The often-endangered Affordable Care Act survived its most serious political threat yet. Now it's up to insurers to keep it alive.
On Friday afternoon, President Donald Trump and House Speaker Paul Ryan decided to cancel a scheduled House vote on the American Health Care Act, the Republican bill to repeal and replace the ACA. They lacked enough GOP votes to pass the bill, given opposition from both ultra-conservative and more moderate Republicans and zero Democratic support.
It's uncertain if Trump or Ryan will try to revive the bill—or what they and HHS Secretary Tom Price will do to stabilize the shaky individual insurance market. Trump said last week that if the bill died, he would move on to other issues, and Ryan sounded the same note after the bill failed. Ryan said priorities now would be tax reform, border security, building up the military and infrastructure improvement.
“We'll be living with Obamacare for the foreseeable future,” Ryan said. “We were on the cusp of fulfilling our promise of seven years, but we came up a little short. It's a disappointing day for us.”
GOP leaders could face a crisis soon when jittery insurers must announce whether they'll sell plans for 2018 and how they'll price them. Ryan said his big concern is that the ACA insurance market could collapse, with exiting insurers and soaring premiums. “We'll try to prop it up, but it's so fundamentally flawed that I don't know if it's possible.”
But many experts say administration actions and and inactions—notably the failure to fund payments to insurers for cost-sharing reductions and reinsurance—have contributed to the instability. Ryan said the House bill would have funded reinsurance and risk-sharing pools, but that won't happen now. It's likely insurers will continue to lobby for that funding, with the threat that they'll exit the markets without it.
Ryan hinted that there could be a political opening to revive the ACA replacement effort if the insurance markets collapse. “It's going to get even worse,” he warned.
GOP fence-sitters broke against the bill Friday, with House Appropriations Committee Chairman Rodney Frelinghuysen of New Jersey announcing his opposition due to late revisions made to win over conservatives.

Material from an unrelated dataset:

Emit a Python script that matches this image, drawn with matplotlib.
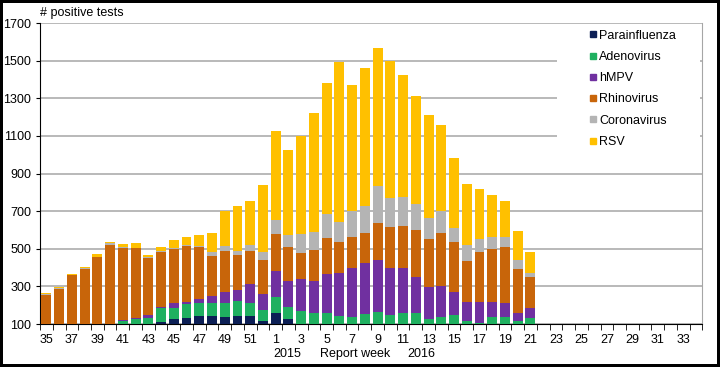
import numpy as np
import matplotlib
matplotlib.use("Agg")
import matplotlib.pyplot as plt
from matplotlib.lines import Line2D
from matplotlib.patches import Rectangle

plt.rcParams["font.family"] = ["Liberation Sans", "DejaVu Sans"]

weeks = list(range(35, 53)) + list(range(1, 35))
series = ["Parainfluenza", "Adenovirus", "hMPV", "Rhinovirus", "Coronavirus", "RSV"]
colors = ["#0c1f55", "#1fb060", "#7030a0", "#c8650a", "#b4b4b4", "#ffc000"]

# values for weeks 35..52 (2015) and 1..21 (2016); later weeks have no data
parainfluenza = [30, 30, 30, 30, 30, 30, 60, 70, 80, 109, 125, 130, 143, 143, 139, 143, 143, 116,
                 160, 125, 90, 90, 90, 90, 90, 90, 90, 90, 90, 90, 90, 90, 90, 90, 90, 90, 90, 90, 90]
adenovirus = [30, 30, 30, 30, 30, 30, 55, 55, 50, 74, 58, 76, 70, 67, 71, 79, 70, 59,
              85, 67, 81, 67, 70, 54, 45, 61, 76, 58, 67, 67, 35, 49, 56, 28, 17, 49, 49, 28, 40]
hmpv = [30, 30, 30, 30, 30, 35, 6, 5, 18, 9, 27, 13, 20, 39, 58, 59, 98, 85,
        139, 139, 167, 174, 206, 229, 265, 272, 275, 248, 239, 195, 174, 163, 125, 101, 112, 80, 75, 42, 53]
rhinovirus = [164, 198, 269, 304, 365, 425, 382, 373, 302, 293, 287, 298, 279, 213, 222, 186, 179, 181,
              195, 181, 142, 163, 193, 165, 163, 161, 197, 222, 227, 248, 252, 284, 264, 218, 262, 280, 294, 234, 165]
coronavirus = [4, 3, 3, 3, 3, 13, 5, 4, 5, 5, 5, 5, 5, 23, 25, 23, 30, 44,
               74, 62, 99, 94, 126, 107, 140, 146, 198, 151, 151, 139, 111, 117, 74, 83, 73, 64, 55, 47, 25]
rsv = [9, 8, 6, 8, 15, 5, 16, 22, 12, 22, 45, 43, 57, 97, 188, 238, 235, 355,
       471, 452, 521, 633, 696, 848, 667, 732, 731, 732, 651, 571, 547, 456, 373, 323, 263, 224, 192, 156, 112]

data = [parainfluenza, adenovirus, hmpv, rhinovirus, coronavirus, rsv]

fig = plt.figure(figsize=(7.2, 3.67), dpi=100)
fig.patch.set_facecolor("white")
fig.patch.set_edgecolor("black")
fig.patch.set_linewidth(3)
ax = fig.add_axes([0.0556, 0.117, 0.920, 0.820])

n = len(weeks)
x = np.arange(n)
bottom = np.zeros(n)
for name, vals, c in zip(series, data, colors):
    v = np.zeros(n)
    v[:len(vals)] = vals
    ax.bar(x, v, bottom=bottom, width=0.78, color=c, edgecolor="none", zorder=3, label=name)
    bottom += v

ax.set_xlim(-0.5, n - 0.5)
ax.set_ylim(100, 1700)
ax.set_yticks(range(100, 1701, 200))
ax.yaxis.grid(True, color="#a6a6a6", linewidth=1.1, zorder=0)
ax.tick_params(axis="y", labelsize=9, length=3, direction="out")

ax.set_xticks(x[::2])
ax.set_xticklabels([str(w) for w in weeks[::2]], fontsize=9)
ax.set_xticks(np.arange(-0.5, n, 1), minor=True)
ax.tick_params(axis="x", which="major", length=0, pad=7)
ax.tick_params(axis="x", which="minor", length=4, direction="out", color="black")

ax.spines["top"].set_visible(False)
ax.spines["right"].set_color("#a6a6a6")
ax.spines["left"].set_color("black")
ax.spines["bottom"].set_color("black")

ax.text(0.0, 1.015, "# positive tests", transform=ax.transAxes, fontsize=9, va="bottom", ha="left")
tr = ax.get_xaxis_transform()
ax.text(18.9, -0.1, "2015", transform=tr, fontsize=9, ha="center", va="center")
ax.text(24.2, -0.1, "Report week", transform=tr, fontsize=9, ha="center", va="center")
ax.text(29.4, -0.1, "2016", transform=tr, fontsize=9, ha="center", va="center")

# white box behind the legend hides the gridlines there
ax.add_patch(Rectangle((0.781, 0.578), 0.215, 0.40, transform=ax.transAxes,
                       facecolor="white", edgecolor="none", zorder=2))

handles = [Line2D([], [], marker="s", linestyle="none", markersize=4.5, color=c) for c in colors]
leg = ax.legend(handles, series, loc="upper left", bbox_to_anchor=(0.826, 0.978), fontsize=9,
                frameon=False, handletextpad=0.05, labelspacing=0.74, borderpad=0,
                borderaxespad=0, handlelength=0.9)
leg.set_zorder(5)

fig.savefig("out.png", dpi=100, facecolor=fig.get_facecolor(), edgecolor=fig.get_edgecolor())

Those changes, he said, raised “serious coverage and cost issues.” Republicans from Medicaid expansion states such as New Jersey were particularly nervous about backing the bill, which would effectively end Medicaid expansion in 2020.
Chris Fanning, chief marketing officer at the not-for-profit Geisinger Health Plan in Pennsylvania, said his organization fully intended to offer individual market plans for 2018, whether or not the GOP bill passed. “It's part of our mission,” he said. “It's not our intent to move away from this market.”